[Prompt]: For the records that follow, return only the count of lines containing the string "chart".

[Data shown]:

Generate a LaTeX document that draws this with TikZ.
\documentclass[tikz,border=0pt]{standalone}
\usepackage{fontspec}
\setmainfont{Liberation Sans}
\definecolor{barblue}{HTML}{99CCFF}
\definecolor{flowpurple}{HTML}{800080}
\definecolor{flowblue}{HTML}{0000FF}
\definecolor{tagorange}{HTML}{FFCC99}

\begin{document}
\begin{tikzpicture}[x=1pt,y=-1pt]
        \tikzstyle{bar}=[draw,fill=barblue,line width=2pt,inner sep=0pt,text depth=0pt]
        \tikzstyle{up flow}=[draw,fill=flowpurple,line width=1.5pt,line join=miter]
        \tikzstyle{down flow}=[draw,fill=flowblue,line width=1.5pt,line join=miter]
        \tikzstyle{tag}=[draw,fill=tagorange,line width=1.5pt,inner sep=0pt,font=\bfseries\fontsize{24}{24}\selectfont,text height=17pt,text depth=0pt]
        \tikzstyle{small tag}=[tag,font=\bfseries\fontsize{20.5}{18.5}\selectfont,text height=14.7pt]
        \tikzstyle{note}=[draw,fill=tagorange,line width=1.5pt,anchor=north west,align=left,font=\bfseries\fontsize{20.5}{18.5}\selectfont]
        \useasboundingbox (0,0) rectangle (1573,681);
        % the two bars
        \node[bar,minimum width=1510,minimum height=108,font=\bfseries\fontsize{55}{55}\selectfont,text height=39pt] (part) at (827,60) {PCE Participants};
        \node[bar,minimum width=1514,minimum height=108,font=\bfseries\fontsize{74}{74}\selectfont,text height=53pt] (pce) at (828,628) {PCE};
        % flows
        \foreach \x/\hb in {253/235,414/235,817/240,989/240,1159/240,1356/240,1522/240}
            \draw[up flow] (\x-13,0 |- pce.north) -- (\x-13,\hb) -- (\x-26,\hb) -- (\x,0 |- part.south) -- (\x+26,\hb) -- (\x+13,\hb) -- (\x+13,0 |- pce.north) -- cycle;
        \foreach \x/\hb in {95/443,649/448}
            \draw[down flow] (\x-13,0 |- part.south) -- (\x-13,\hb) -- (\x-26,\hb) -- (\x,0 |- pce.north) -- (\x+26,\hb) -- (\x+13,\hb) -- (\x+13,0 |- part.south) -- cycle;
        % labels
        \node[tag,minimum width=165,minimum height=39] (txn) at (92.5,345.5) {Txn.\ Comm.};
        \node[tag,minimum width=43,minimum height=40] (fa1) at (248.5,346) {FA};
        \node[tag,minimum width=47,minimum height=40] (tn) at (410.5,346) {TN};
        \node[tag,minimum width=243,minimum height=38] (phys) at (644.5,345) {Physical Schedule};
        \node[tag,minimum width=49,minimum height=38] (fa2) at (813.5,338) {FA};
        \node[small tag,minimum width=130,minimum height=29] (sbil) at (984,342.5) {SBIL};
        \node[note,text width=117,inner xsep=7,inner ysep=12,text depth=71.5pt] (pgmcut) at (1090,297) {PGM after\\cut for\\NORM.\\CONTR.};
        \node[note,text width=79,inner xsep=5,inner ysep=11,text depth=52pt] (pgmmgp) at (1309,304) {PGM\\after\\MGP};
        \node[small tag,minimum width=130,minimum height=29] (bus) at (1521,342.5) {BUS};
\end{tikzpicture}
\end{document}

==

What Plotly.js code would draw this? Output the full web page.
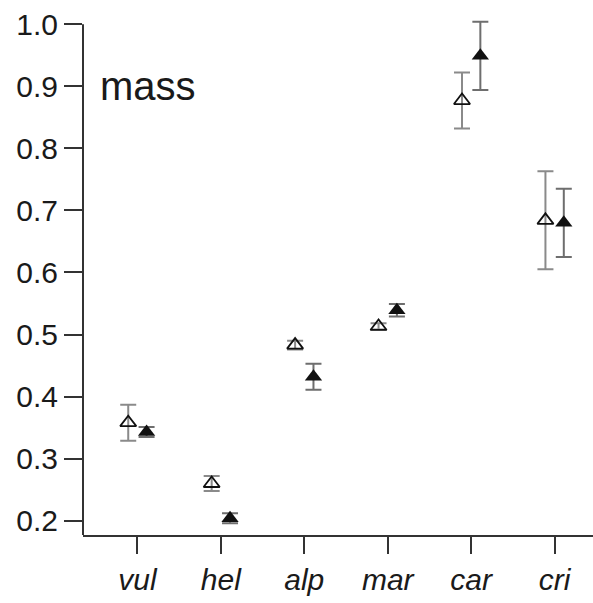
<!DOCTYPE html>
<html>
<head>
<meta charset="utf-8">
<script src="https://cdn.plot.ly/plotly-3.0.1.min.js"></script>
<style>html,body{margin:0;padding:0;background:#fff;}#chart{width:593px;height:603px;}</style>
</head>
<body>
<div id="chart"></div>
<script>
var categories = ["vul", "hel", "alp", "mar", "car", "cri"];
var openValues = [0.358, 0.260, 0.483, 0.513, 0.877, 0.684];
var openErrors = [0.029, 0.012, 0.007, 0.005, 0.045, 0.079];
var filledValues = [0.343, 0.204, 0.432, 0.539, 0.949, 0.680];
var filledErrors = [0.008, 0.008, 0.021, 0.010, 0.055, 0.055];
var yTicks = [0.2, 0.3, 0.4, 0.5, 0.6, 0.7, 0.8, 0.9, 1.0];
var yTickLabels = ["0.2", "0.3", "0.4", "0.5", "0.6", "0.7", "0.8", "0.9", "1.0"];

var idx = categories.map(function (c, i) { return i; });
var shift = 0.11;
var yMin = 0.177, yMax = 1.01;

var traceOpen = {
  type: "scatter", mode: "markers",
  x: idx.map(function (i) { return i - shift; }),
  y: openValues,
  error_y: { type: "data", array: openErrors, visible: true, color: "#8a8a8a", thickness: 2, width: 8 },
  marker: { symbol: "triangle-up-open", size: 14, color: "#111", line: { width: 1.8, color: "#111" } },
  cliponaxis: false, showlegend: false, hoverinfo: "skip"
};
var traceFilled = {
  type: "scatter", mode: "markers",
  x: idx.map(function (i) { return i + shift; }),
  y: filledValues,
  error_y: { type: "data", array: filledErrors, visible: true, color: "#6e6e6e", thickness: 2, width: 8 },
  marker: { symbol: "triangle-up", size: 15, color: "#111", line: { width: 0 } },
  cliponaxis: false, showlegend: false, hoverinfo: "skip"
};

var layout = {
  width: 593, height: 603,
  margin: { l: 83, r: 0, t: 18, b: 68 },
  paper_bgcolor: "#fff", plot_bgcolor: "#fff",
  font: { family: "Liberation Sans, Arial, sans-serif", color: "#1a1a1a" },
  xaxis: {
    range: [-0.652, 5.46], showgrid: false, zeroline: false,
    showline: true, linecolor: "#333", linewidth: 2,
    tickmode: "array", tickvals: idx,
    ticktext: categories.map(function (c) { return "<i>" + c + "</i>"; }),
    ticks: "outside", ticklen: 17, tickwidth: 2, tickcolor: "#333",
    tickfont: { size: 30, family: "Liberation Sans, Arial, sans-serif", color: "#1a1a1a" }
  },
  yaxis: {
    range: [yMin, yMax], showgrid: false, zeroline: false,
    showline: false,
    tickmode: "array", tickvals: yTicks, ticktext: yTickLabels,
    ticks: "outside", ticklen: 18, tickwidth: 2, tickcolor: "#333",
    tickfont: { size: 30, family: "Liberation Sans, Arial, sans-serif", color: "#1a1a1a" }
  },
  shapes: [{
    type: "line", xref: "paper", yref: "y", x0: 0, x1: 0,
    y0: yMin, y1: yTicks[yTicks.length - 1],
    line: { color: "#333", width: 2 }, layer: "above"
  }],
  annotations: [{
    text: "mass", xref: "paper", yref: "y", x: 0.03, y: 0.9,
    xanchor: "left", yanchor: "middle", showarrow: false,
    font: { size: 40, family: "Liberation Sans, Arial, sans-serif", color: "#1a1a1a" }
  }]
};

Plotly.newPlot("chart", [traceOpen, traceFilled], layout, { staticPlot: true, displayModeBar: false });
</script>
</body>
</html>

--

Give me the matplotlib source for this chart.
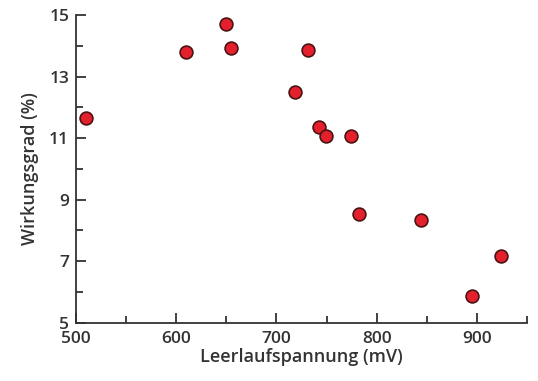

[Answer to this problem]: 4